Opinion, Berkeley Blogs

In initiative campaigns, can interest groups change minds?

By Joel Middleton

Ballot initiatives legislate on important issues including taxes, spending, law enforcement, education, health care and civil rights. Given the stakes, it is not surprising that vast sums are spent trying to pass or defeat initiatives — amounts that rival the spending on U.S. Presidential campaigns.

However, political scientists have been uncertain about whether all that spending amounts to much. Do campaigns for or against specific initiatives actually sway voters?

My collaborator, Todd Rogers at the Harvard Kennedy School, and I aimed to find out.  In our research, we evaluated the effectiveness of a nonprofit group that wanted to sway voters on 10 ballot initiatives in the 2008 election in Oregon (out of 12 total on the ballot).

polling place

The nonprofit Our Oregon sent persuasive ballot guides to nearly 90 percent of households in the state. To examine the impact, our study used a randomized controlled experiment, whereby some precincts were randomly assigned to a control group that did not receive the ballot guides, while other precincts were assigned to receive the guides.

Our results suggest that these guides can have surprisingly large effects. The ballot guides moved the vote margin by about 4 percentage points in the intended direction in each of 10 ballot measures. This suggests that, on each of the measures, perhaps 1 in 50 people switched their vote specifically because they received the treatment.

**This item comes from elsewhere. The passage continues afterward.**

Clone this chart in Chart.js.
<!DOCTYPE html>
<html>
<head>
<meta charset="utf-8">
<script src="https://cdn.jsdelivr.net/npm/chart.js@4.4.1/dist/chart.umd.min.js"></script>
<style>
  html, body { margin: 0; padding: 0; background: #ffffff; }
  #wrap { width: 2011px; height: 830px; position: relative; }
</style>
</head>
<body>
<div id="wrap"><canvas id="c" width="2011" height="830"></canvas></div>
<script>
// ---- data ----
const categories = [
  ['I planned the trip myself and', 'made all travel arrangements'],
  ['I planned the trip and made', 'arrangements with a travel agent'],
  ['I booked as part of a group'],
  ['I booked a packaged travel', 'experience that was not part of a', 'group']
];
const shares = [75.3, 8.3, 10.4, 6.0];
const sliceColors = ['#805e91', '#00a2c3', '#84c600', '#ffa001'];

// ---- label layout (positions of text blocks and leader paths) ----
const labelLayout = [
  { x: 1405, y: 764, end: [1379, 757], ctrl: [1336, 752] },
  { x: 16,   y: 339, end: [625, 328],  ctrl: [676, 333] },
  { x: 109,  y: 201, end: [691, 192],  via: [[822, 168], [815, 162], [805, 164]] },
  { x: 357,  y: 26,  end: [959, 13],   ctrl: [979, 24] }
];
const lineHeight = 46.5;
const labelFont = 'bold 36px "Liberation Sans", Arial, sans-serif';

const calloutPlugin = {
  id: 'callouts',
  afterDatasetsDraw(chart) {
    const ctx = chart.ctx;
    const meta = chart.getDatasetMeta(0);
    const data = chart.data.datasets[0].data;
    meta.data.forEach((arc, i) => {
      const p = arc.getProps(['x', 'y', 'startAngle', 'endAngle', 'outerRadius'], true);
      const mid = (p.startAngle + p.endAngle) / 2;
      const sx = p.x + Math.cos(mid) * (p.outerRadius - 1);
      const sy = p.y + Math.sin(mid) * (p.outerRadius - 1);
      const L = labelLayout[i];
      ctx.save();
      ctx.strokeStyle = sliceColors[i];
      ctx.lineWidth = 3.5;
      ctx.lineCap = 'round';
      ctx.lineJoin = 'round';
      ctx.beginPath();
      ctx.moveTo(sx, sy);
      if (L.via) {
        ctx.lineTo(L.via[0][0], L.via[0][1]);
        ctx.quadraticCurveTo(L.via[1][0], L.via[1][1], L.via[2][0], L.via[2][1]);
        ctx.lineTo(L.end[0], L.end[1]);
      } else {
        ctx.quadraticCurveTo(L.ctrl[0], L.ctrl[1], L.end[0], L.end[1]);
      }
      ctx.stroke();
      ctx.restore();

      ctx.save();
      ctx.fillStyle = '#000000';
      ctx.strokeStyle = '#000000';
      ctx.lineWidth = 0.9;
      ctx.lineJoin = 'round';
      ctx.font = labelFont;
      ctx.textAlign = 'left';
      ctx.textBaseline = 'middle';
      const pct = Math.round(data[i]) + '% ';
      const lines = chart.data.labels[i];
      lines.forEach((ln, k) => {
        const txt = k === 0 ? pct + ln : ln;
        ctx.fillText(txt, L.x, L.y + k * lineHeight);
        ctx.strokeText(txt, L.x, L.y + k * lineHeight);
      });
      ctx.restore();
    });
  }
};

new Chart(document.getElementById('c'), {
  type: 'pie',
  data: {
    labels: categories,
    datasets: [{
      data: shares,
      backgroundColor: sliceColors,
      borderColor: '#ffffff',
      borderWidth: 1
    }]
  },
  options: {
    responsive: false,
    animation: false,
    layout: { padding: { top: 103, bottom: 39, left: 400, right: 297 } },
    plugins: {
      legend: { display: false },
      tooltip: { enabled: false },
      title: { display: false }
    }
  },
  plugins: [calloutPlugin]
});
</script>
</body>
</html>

In fact, the ballot guides appear to have caused two initiatives to be rejected by voters. Measure 61 would have established mandatory minimum sentences for certain crimes. It lost by a 2.1 percentage point margin while the ballot guide moved the vote margin by over 5 percentage points. Measure 64 would have prohibited money collected with the use of public resources from being used for political purposes. It failed by a margin of 1 percentage point, while the ballot guide moved the vote margin by over 5 percentage points.

This study shows that not only can ballot-initiative campaigns influence an individual citizen's vote on a specific ballot initiative, but that these campaigns can actually affect whether a ballot initiative becomes law.